RAW DATA:

[START]

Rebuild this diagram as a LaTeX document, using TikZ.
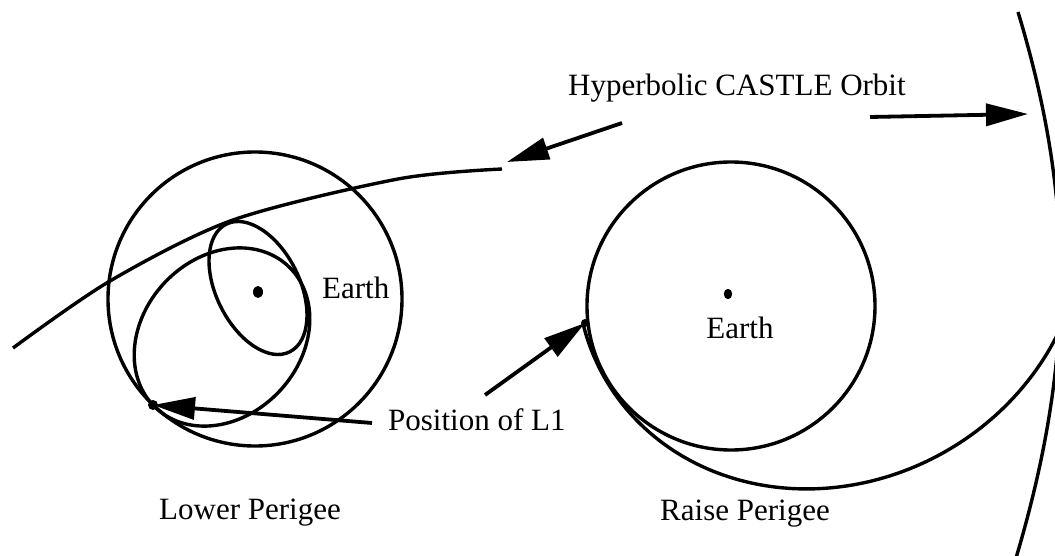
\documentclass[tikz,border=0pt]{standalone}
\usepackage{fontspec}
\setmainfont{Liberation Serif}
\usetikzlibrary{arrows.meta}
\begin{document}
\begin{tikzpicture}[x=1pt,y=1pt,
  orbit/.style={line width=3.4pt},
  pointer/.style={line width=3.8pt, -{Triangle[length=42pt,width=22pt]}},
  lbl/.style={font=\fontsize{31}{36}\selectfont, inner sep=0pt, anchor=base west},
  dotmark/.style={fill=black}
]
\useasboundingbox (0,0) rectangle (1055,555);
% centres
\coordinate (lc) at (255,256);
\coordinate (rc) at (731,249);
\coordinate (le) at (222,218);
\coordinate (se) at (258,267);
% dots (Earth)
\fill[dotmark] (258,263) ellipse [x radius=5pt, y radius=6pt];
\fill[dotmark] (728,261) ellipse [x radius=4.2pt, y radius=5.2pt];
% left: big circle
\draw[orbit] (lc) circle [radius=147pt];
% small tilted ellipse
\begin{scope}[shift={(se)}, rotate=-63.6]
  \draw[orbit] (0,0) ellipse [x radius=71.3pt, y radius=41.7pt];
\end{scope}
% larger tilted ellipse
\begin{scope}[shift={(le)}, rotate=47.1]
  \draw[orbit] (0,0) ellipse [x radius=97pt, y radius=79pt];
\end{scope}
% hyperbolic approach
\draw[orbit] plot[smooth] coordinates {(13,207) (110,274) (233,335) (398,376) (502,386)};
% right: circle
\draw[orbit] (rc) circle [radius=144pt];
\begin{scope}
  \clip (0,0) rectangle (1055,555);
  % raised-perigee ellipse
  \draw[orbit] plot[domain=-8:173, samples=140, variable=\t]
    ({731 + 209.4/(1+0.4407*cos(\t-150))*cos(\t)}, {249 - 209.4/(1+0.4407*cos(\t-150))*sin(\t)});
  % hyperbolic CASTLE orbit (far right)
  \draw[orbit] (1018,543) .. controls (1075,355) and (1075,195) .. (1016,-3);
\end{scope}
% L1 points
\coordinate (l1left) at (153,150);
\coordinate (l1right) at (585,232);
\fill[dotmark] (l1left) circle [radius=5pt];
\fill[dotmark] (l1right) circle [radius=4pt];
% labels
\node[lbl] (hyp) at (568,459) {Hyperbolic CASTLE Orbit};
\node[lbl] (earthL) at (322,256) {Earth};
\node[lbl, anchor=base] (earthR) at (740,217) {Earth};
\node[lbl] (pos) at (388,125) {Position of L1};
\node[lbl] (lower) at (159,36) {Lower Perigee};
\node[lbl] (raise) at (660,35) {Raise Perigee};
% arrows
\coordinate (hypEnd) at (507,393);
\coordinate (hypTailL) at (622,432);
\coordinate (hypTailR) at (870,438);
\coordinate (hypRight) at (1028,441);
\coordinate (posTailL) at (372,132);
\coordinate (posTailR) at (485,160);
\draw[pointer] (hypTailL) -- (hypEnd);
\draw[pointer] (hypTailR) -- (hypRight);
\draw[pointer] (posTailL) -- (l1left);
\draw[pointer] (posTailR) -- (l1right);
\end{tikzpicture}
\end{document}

[END]

Write out again every line above exactly as given; the pictures do not belong in the copy.

Rebuild this diagram as a LaTeX document, using TikZ.
\documentclass[tikz,border=0pt]{standalone}
\usepackage{fontspec}
\setmainfont{Liberation Serif}
\usetikzlibrary{arrows.meta}
\begin{document}
\begin{tikzpicture}[x=1pt,y=1pt,
  orbit/.style={line width=3.4pt},
  pointer/.style={line width=3.8pt, -{Triangle[length=42pt,width=22pt]}},
  lbl/.style={font=\fontsize{31}{36}\selectfont, inner sep=0pt, anchor=base west},
  dotmark/.style={fill=black}
]
\useasboundingbox (0,0) rectangle (1055,555);
% centres
\coordinate (lc) at (255,256);
\coordinate (rc) at (731,249);
\coordinate (le) at (222,218);
\coordinate (se) at (258,267);
% dots (Earth)
\fill[dotmark] (258,263) ellipse [x radius=5pt, y radius=6pt];
\fill[dotmark] (728,261) ellipse [x radius=4.2pt, y radius=5.2pt];
% left: big circle
\draw[orbit] (lc) circle [radius=147pt];
% small tilted ellipse
\begin{scope}[shift={(se)}, rotate=-63.6]
  \draw[orbit] (0,0) ellipse [x radius=71.3pt, y radius=41.7pt];
\end{scope}
% larger tilted ellipse
\begin{scope}[shift={(le)}, rotate=47.1]
  \draw[orbit] (0,0) ellipse [x radius=97pt, y radius=79pt];
\end{scope}
% hyperbolic approach
\draw[orbit] plot[smooth] coordinates {(13,207) (110,274) (233,335) (398,376) (502,386)};
% right: circle
\draw[orbit] (rc) circle [radius=144pt];
\begin{scope}
  \clip (0,0) rectangle (1055,555);
  % raised-perigee ellipse
  \draw[orbit] plot[domain=-8:173, samples=140, variable=\t]
    ({731 + 209.4/(1+0.4407*cos(\t-150))*cos(\t)}, {249 - 209.4/(1+0.4407*cos(\t-150))*sin(\t)});
  % hyperbolic CASTLE orbit (far right)
  \draw[orbit] (1018,543) .. controls (1075,355) and (1075,195) .. (1016,-3);
\end{scope}
% L1 points
\coordinate (l1left) at (153,150);
\coordinate (l1right) at (585,232);
\fill[dotmark] (l1left) circle [radius=5pt];
\fill[dotmark] (l1right) circle [radius=4pt];
% labels
\node[lbl] (hyp) at (568,459) {Hyperbolic CASTLE Orbit};
\node[lbl] (earthL) at (322,256) {Earth};
\node[lbl, anchor=base] (earthR) at (740,217) {Earth};
\node[lbl] (pos) at (388,125) {Position of L1};
\node[lbl] (lower) at (159,36) {Lower Perigee};
\node[lbl] (raise) at (660,35) {Raise Perigee};
% arrows
\coordinate (hypEnd) at (507,393);
\coordinate (hypTailL) at (622,432);
\coordinate (hypTailR) at (870,438);
\coordinate (hypRight) at (1028,441);
\coordinate (posTailL) at (372,132);
\coordinate (posTailR) at (485,160);
\draw[pointer] (hypTailL) -- (hypEnd);
\draw[pointer] (hypTailR) -- (hypRight);
\draw[pointer] (posTailL) -- (l1left);
\draw[pointer] (posTailR) -- (l1right);
\end{tikzpicture}
\end{document}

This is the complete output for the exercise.